Heather Horn 427 Views Jul 6, 2010

Sure, Twilight may be all the rage, but most modern novels don't reach nearly that level of success, and for good reason: they're too weighty and dull, argues The Telegraph's Harry Mount. "There just aren't enough enjoyable ones around," Mount explains. "It's as if, to be taken seriously, you've got to be at least a bit boring." He's got a very interesting argument for why that's so:

Too much respect for the novel is part of the problem. In an age of literary festivals in every provincial town, and writing courses at every red-brick university, everyone is encouraged to be a writer, and writing is considered a sacred art. Well, if everyone writes, there'll be more bad novels. And if writing is thought sacred, they will become more boring.

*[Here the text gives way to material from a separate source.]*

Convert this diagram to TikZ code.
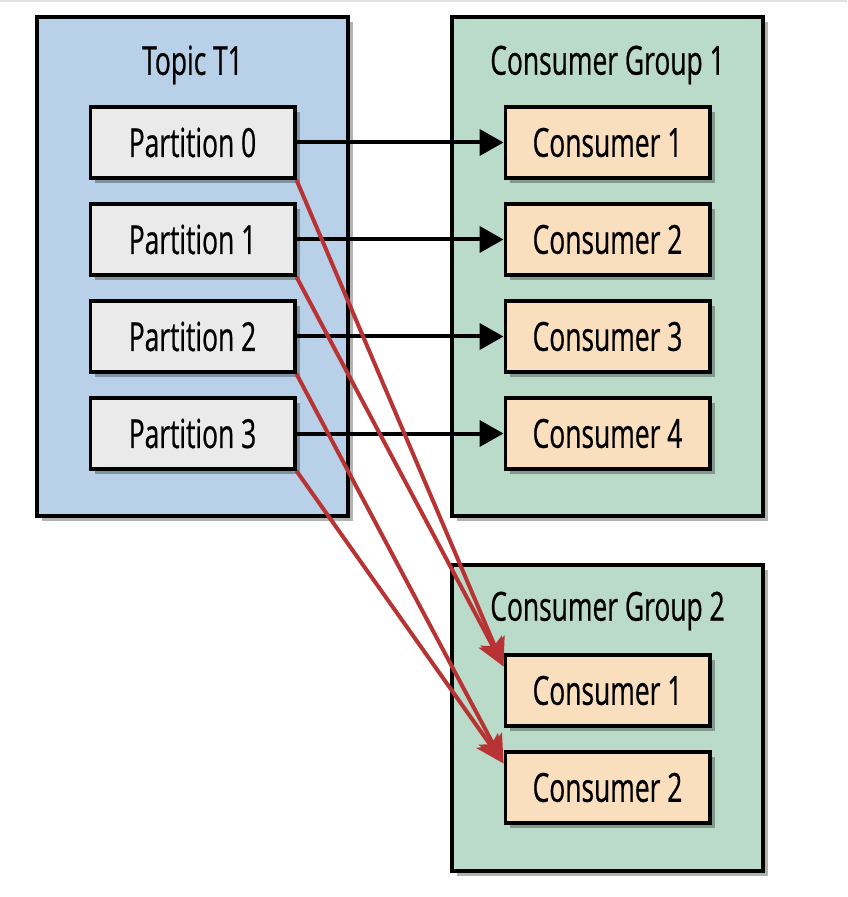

All this, of course, leads him to a striking conclusion for those still caught up in the question of whether the Internet will hurt literature. Mount thinks that the Internet is a "threat to novels"—but just the bad and tedious ones. "The web should be a wake-up call to novelists - to try to be funnier, sadder or more interesting. ... A brilliant novelist would only be helped by the internet. If another Evelyn Waugh or F Scott Fitzgerald turned up tomorrow, they would be read by millions, online and on the page."